🌊 How WhatsApp Closed the Border
We visited the US-Mexico border’s busiest sector to learn why crossings have plummeted
There was one line from my recent interview with the immigration expert Muzaffar Chishti that made my jaw drop. He told me this:
The high water mark of the Biden Administration was December 2023, when 300,000 [migrants] came to the border. The number in the highest month of this term of the Trump Administration is 7,000. So from 300,000 to 7,000. Clearly, the invasion is over.
Muzaffar, to be clear, is no Trumper. He’s a frequent critic of the president’s deportation policies, from the reduced training time of ICE agents – cut from five months to 47 days (perhaps as a nod to Trump being the 47th president) – and the creation of deportation quotas for agents.

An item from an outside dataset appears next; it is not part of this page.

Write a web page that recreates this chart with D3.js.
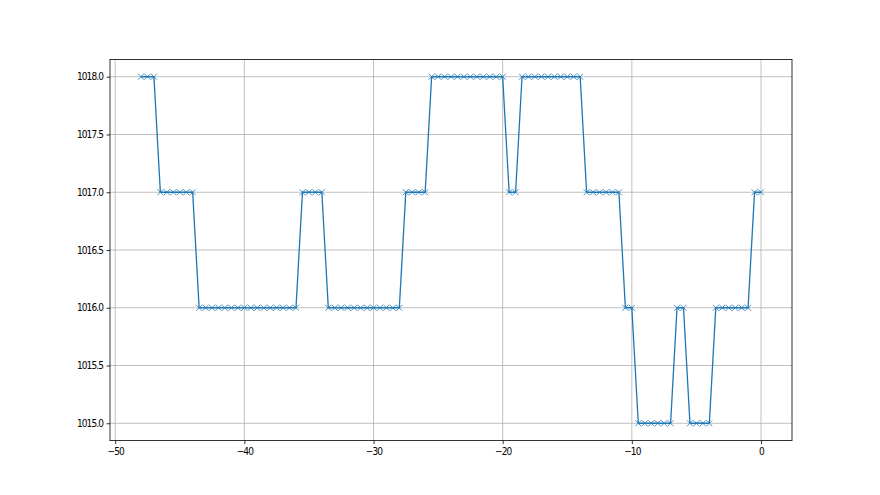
<!DOCTYPE html>
<html>
<head>
<meta charset="utf-8">
<script src="https://cdn.jsdelivr.net/npm/d3@7"></script>
<style>
html,body{margin:0;padding:0;background:#fff;}
svg{display:block;}
text{font-family:"DejaVu Sans Condensed","DejaVu Sans",sans-serif;}
</style>
</head>
<body>
<svg id="chart" width="880" height="495"></svg>
<script>
const hours = [-48,-47.5,-47,-46.5,-46,-45.5,-45,-44.5,-44,-43.5,-43,-42.5,-42,-41.5,-41,-40.5,-40,-39.5,-39,-38.5,-38,-37.5,-37,-36.5,-36,-35.5,-35,-34.5,-34,-33.5,-33,-32.5,-32,-31.5,-31,-30.5,-30,-29.5,-29,-28.5,-28,-27.5,-27,-26.5,-26,-25.5,-25,-24.5,-24,-23.5,-23,-22.5,-22,-21.5,-21,-20.5,-20,-19.5,-19,-18.5,-18,-17.5,-17,-16.5,-16,-15.5,-15,-14.5,-14,-13.5,-13,-12.5,-12,-11.5,-11,-10.5,-10,-9.5,-9,-8.5,-8,-7.5,-7,-6.5,-6,-5.5,-5,-4.5,-4,-3.5,-3,-2.5,-2,-1.5,-1,-0.5,0];
const pressure = [1018,1018,1018,
 1017,1017,1017,1017,1017,1017,
 1016,1016,1016,1016,1016,1016,1016,1016,1016,1016,1016,1016,1016,1016,1016,1016,
 1017,1017,1017,1017,
 1016,1016,1016,1016,1016,1016,1016,1016,1016,1016,1016,1016,
 1017,1017,1017,1017,
 1018,1018,1018,1018,1018,1018,1018,1018,1018,1018,1018,1018,
 1017,1017,
 1018,1018,1018,1018,1018,1018,1018,1018,1018,1018,
 1017,1017,1017,1017,1017,1017,
 1016,1016,
 1015,1015,1015,1015,1015,1015,
 1016,1016,
 1015,1015,1015,1015,
 1016,1016,1016,1016,1016,1016,
 1017,1017];
const xTicks = [-50,-40,-30,-20,-10,0];
const yTicks = [1015.0,1015.5,1016.0,1016.5,1017.0,1017.5,1018.0];

const data = hours.map((h,i)=>({x:h,y:pressure[i]}));
const L=110,R=792,T=59.4,B=440.6;
const svg=d3.select("#chart");
const xMin=d3.min(hours),xMax=d3.max(hours),yMin=d3.min(pressure),yMax=d3.max(pressure);
const xp=(xMax-xMin)*0.05,yp=(yMax-yMin)*0.05;
const x=d3.scaleLinear().domain([xMin-xp,xMax+xp]).range([L,R]);
const y=d3.scaleLinear().domain([yMin-yp,yMax+yp]).range([B,T]);

// grid
const g=svg.append("g");
g.selectAll(".gx").data(xTicks).enter().append("line")
 .attr("x1",d=>x(d)).attr("x2",d=>x(d)).attr("y1",T).attr("y2",B)
 .attr("stroke","#b0b0b0").attr("stroke-width",0.8);
g.selectAll(".gy").data(yTicks).enter().append("line")
 .attr("y1",d=>y(d)).attr("y2",d=>y(d)).attr("x1",L).attr("x2",R)
 .attr("stroke","#b0b0b0").attr("stroke-width",0.8);

// axes
const xAxis=svg.append("g").attr("transform",`translate(0,${B})`)
 .call(d3.axisBottom(x).tickValues(xTicks).tickSize(3.5).tickPadding(3.5).tickFormat(d=>d<0?"\u2212"+Math.abs(d):d));
const yAxis=svg.append("g").attr("transform",`translate(${L},0)`)
 .call(d3.axisLeft(y).tickValues(yTicks).tickSize(3.5).tickPadding(3.5).tickFormat(d3.format(".1f")));
[xAxis,yAxis].forEach(a=>{
 a.select(".domain").remove();
 a.selectAll("text").attr("font-size","10px").attr("fill","#000")
  .attr("font-family","DejaVu Sans Condensed, DejaVu Sans").attr("letter-spacing","-0.9px");
 a.selectAll("line").attr("stroke","#000").attr("stroke-width",0.8);
});

// line
svg.append("path").datum(data)
 .attr("d",d3.line().x(d=>x(d.x)).y(d=>y(d.y)))
 .attr("fill","none").attr("stroke","#1f77b4").attr("stroke-width",1.3);

// markers
const ms=3;
svg.append("g").selectAll("path").data(data).enter().append("path")
 .attr("d",d=>`M${x(d.x)-ms},${y(d.y)-ms}L${x(d.x)+ms},${y(d.y)+ms}M${x(d.x)-ms},${y(d.y)+ms}L${x(d.x)+ms},${y(d.y)-ms}`)
 .attr("stroke","#1f77b4").attr("stroke-width",1).attr("stroke-opacity",0.8).attr("fill","none");

// frame
svg.append("rect").attr("x",L).attr("y",T).attr("width",R-L).attr("height",B-T)
 .attr("fill","none").attr("stroke","#000").attr("stroke-width",0.8);
</script>
</body>
</html>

Nevertheless, before Trump, illegal immigration was a top-three concern for American voters. Since Trump took office, there’s been a 98% drop – a stunning decline regardless of where you stand. But that begs the question: How?
The answer to that question is not what you would expect, and is the subject of today’s deep-dive from Texas’ Rio Grande Valley.
The last time I reported from the border was during the December 2023 peak. I flew to El Paso, then the busiest border sector, to see what it was like. Simply put, it was a disaster.
Hundreds of migrants, kids included, slept on the streets in sleeping bags. They were hungry and depended on churches for food and clothing. Their aspirations to unite with their relatives in Florida or New York were fading. The Roca teammate who came with me broke down in tears when we left. It was bleak.
Last month, I headed back to the Texas-Mexico border, this time to visit the busiest border section right now: The Rio Grande Valley in South Texas. It was unrecognizable.